Opinion
2009-2184 N CR.
08-01-2011
The People of the State of New York, Respondent, v. Jason Bouttry, Appellant.
PRESENT: : , P.J., TANENBAUM and LaCAVA, JJ
Appeal from a judgment of the District Court of Nassau County, First District (Valerie Alexander, J., at plea; Rhonda E. Fischer, J., at sentencing), entered September 3, 2009. The judgment convicted defendant, upon his plea of guilty, of assault in the third degree. The appeal from the judgment of conviction brings up for review an order of the same court (Rhonda E. Fischer, J.) dated August 6, 2009 denying defendant's motion to withdraw his guilty plea.
ORDERED that the judgment of conviction is affirmed.
Defendant pleaded guilty to the charged offense of assault in the third degree (Penal Law § 120.00). Prior to sentencing, defendant moved to withdraw his guilty
plea. By order dated August 6, 2009, the District Court denied defendant's motion.
Vacatur of a guilty plea is not lightly granted, as such a plea is intended to "mark[] the end of a criminal case, not a gateway to further litigation" (People v Taylor, 65 NY2d 1, 5 [1985]). A motion to withdraw a plea of guilty rests within the sound discretion of the court (see People v Baret, 11 NY3d 31, 33 [2008]; People v Griffith, 78 AD3d 1194 [2010]; People v McGhee, 62 AD3d 1027 [2009]), and the court's determination should not be disturbed absent an improvident exercise of its discretion (see People v McGhee, 62 AD3d 1027; People v DeLeon, 40 AD3d 1008, 1009 [2007]). "Unsubstantiated and conclusory assertions of innocence and coercion that are contradicted by the record are insufficient to warrant withdrawal [of a guilty plea] or a hearing" (People v Griffith, 78 AD3d at 1195). A plea of guilty will be upheld if it was voluntarily, intelligently and knowingly made (see People v Fiumefreddo, 82 NY2d 536, 543 [1993]; People v Lopez, 71 NY2d 662, 666 [1988]; People v Griffith, 78 AD3d at 1195).

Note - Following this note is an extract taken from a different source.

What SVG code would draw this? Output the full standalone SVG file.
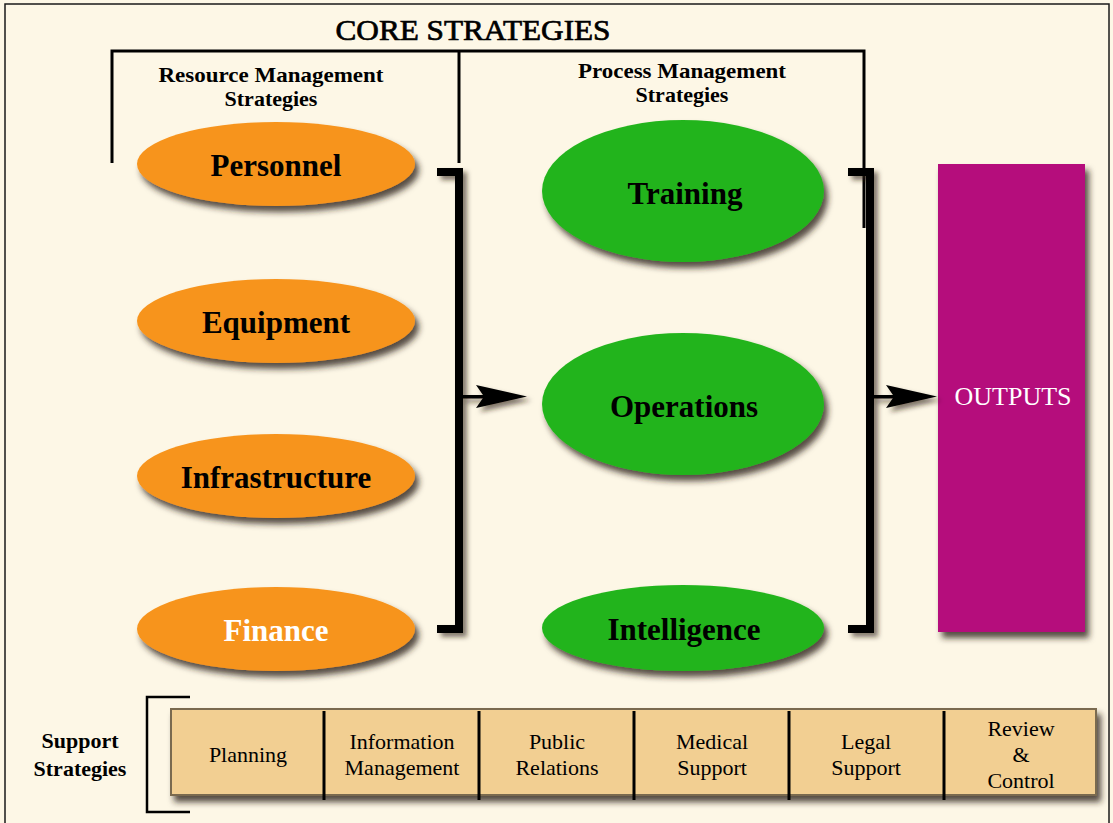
<svg xmlns="http://www.w3.org/2000/svg" width="1113" height="823" viewBox="0 0 1113 823">
<defs>
<filter id="sh" x="-20%" y="-20%" width="150%" height="160%">
<feDropShadow dx="4" dy="6" stdDeviation="3" flood-color="#2a2418" flood-opacity="0.8"/>
</filter>
<filter id="shs" x="-30%" y="-10%" width="180%" height="130%">
<feDropShadow dx="4" dy="4" stdDeviation="2.5" flood-color="#2a2418" flood-opacity="0.6"/>
</filter>
</defs>
<style>
.title{font-family:"Liberation Serif",serif;font-size:29px;fill:#000;stroke:#000;stroke-width:0.7}
.hdr{font-family:"Liberation Serif",serif;font-size:22px;font-weight:bold;fill:#000}
.lbl{font-family:"Liberation Serif",serif;font-size:31px;font-weight:bold;fill:#000}
.cell{font-family:"Liberation Serif",serif;font-size:22px;fill:#000}
.orange{fill:#f7941d}
.green{fill:#22b41c}
.thin{stroke:#000;stroke-width:3;fill:none}
.thick{fill:#000}
</style>
<rect x="0" y="0" width="1113" height="823" fill="#fdf7e6"/>
<rect x="5" y="4" width="1104" height="830" fill="none" stroke="#1a1a1a" stroke-width="1.5"/>

<g id="title">
<text class="title" x="473" y="40" text-anchor="middle" textLength="275" lengthAdjust="spacingAndGlyphs">CORE STRATEGIES</text>
<polyline class="thin" points="112,163 112,51 864,51 864,228"/>
<line class="thin" x1="459" y1="51" x2="459" y2="163"/>
<text class="hdr" x="271" y="82" text-anchor="middle" textLength="225" lengthAdjust="spacingAndGlyphs">Resource Management</text>
<text class="hdr" x="271" y="106" text-anchor="middle">Strategies</text>
<text class="hdr" x="682" y="78" text-anchor="middle" textLength="208" lengthAdjust="spacingAndGlyphs">Process Management</text>
<text class="hdr" x="682" y="102" text-anchor="middle">Strategies</text>
</g>

<g id="personnel">
<ellipse class="orange" cx="276" cy="164" rx="139" ry="42" filter="url(#sh)"/>
<text class="lbl" x="276" y="176" text-anchor="middle">Personnel</text>
</g>
<g id="equipment">
<ellipse class="orange" cx="276" cy="321" rx="139" ry="42" filter="url(#sh)"/>
<text class="lbl" x="276" y="333" text-anchor="middle">Equipment</text>
</g>
<g id="infrastructure">
<ellipse class="orange" cx="276" cy="476" rx="139" ry="42" filter="url(#sh)"/>
<text class="lbl" x="276" y="488" text-anchor="middle">Infrastructure</text>
</g>
<g id="finance">
<ellipse class="orange" cx="276" cy="629" rx="139" ry="42" filter="url(#sh)"/>
<text class="lbl" x="276" y="641" text-anchor="middle" style="fill:#fff">Finance</text>
</g>

<g id="training">
<ellipse class="green" cx="683" cy="191" rx="141" ry="71" filter="url(#sh)"/>
<text class="lbl" x="685" y="204" text-anchor="middle">Training</text>
</g>
<g id="operations">
<ellipse class="green" cx="683" cy="404" rx="141" ry="71" filter="url(#sh)"/>
<text class="lbl" x="684" y="417" text-anchor="middle">Operations</text>
</g>
<g id="intelligence">
<ellipse class="green" cx="683" cy="628" rx="141" ry="43" filter="url(#sh)"/>
<text class="lbl" x="684" y="640" text-anchor="middle">Intelligence</text>
</g>

<g id="outputs">
<rect x="938" y="164" width="147" height="468" fill="#b5097b" filter="url(#sh)"/>
<text x="1013" y="405" text-anchor="middle" font-family="Liberation Serif, serif" font-size="26" fill="#fff">OUTPUTS</text>
</g>

<g id="connectors" filter="url(#shs)">
<path class="thick" d="M437,168 H463 V633 H437 V625 H455 V176 H437 Z"/>
<rect x="455" y="395" width="35" height="3.5" fill="#000"/>
<polygon points="527,396.5 476,385 484,396.5 476,408" fill="#000"/>
<path class="thick" d="M848,168 H874 V633 H848 V625 H866 V176 H848 Z"/>
<rect x="866" y="395" width="35" height="3.5" fill="#000"/>
<polygon points="937,396.5 886,385 894,396.5 886,408" fill="#000"/>
</g>

<g id="support-label">
<text class="hdr" x="80" y="748" text-anchor="middle">Support</text>
<text class="hdr" x="80" y="776" text-anchor="middle">Strategies</text>
<polyline points="190,697 147,697 147,812 190,812" fill="none" stroke="#000" stroke-width="2.5"/>
</g>

<g id="support-bar">
<rect x="171" y="709" width="925" height="86" fill="#f2cf92" stroke="#7a6a50" stroke-width="2" filter="url(#sh)"/>
<g stroke="#000" stroke-width="3">
<line x1="324" y1="711" x2="324" y2="800"/>
<line x1="479" y1="711" x2="479" y2="800"/>
<line x1="634" y1="711" x2="634" y2="800"/>
<line x1="789" y1="711" x2="789" y2="800"/>
<line x1="944" y1="711" x2="944" y2="800"/>
</g>
</g>
<g id="planning"><text class="cell" x="248" y="762" text-anchor="middle">Planning</text></g>
<g id="information-management"><text class="cell" x="402" y="749" text-anchor="middle">Information</text><text class="cell" x="402" y="775" text-anchor="middle">Management</text></g>
<g id="public-relations"><text class="cell" x="557" y="749" text-anchor="middle">Public</text><text class="cell" x="557" y="775" text-anchor="middle">Relations</text></g>
<g id="medical-support"><text class="cell" x="712" y="749" text-anchor="middle">Medical</text><text class="cell" x="712" y="775" text-anchor="middle">Support</text></g>
<g id="legal-support"><text class="cell" x="866" y="749" text-anchor="middle">Legal</text><text class="cell" x="866" y="775" text-anchor="middle">Support</text></g>
<g id="review-control"><text class="cell" x="1021" y="736" text-anchor="middle">Review</text><text class="cell" x="1021" y="762" text-anchor="middle">&amp;</text><text class="cell" x="1021" y="788" text-anchor="middle">Control</text></g>
</svg>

The District Court did not improvidently exercise its discretion in denying defendant's motion to withdraw his plea of guilty. The record reveals that defendant knowingly, voluntarily, and intelligently entered his plea of guilty (see People v McGhee, 62 AD3d 1027). Defendant's unsubstantiated claim that his plea was coerced based on his desire to get out of jail was refuted by his statements during the plea allocution (see People v Wiedmer, 71 AD3d 1067 [2010]; People v Hughes, 62 AD3d 1026 [2009]), and his unsubstantiated and conclusory claims of innocence, which are contradicted by the record, are insufficient to warrant the withdrawal of the plea or a hearing (see People v Griffith, 78 AD3d at 1195).
To the extent that defendant's contention that he was deprived of the effective assistance of counsel is reviewable on appeal, the record indicates that the Legal Aid attorney provided defendant with meaningful representation in accordance with the New York State standard (see NY Const, art I, § 6; People v Ford, 86 NY2d 397 [1995]; People v Johnson, 71 AD3d 1048 [2010]). Moreover, the attorney's performance could not be characterized as either deficient or prejudicial to defendant and, thus, was also in accordance with the federal standard (see US Const Amend VI; Strickland v Washington, 466 US 688 [1984]).
Defendant's remaining contentions regarding his sentence are not preserved for appellate review (see People v Green, 54 NY2d 878, 880 [1981]; People v McCant, 79 AD3d 908 [2010]; People v Chi Fong Chen, 56 AD3d 488 [2008]; People v Godfrey, 33 AD3d 623 [2006]; People v Howze, 243 AD2d 652 [1997]), and we decline to review these contentions in the interest of justice (see People v Chi Fong Chen, 56 AD3d 488; People v Howze, 243 AD2d 652).
Accordingly, the judgment of conviction is affirmed.
Nicolai, P.J., Tanenbaum and LaCava, JJ., concur.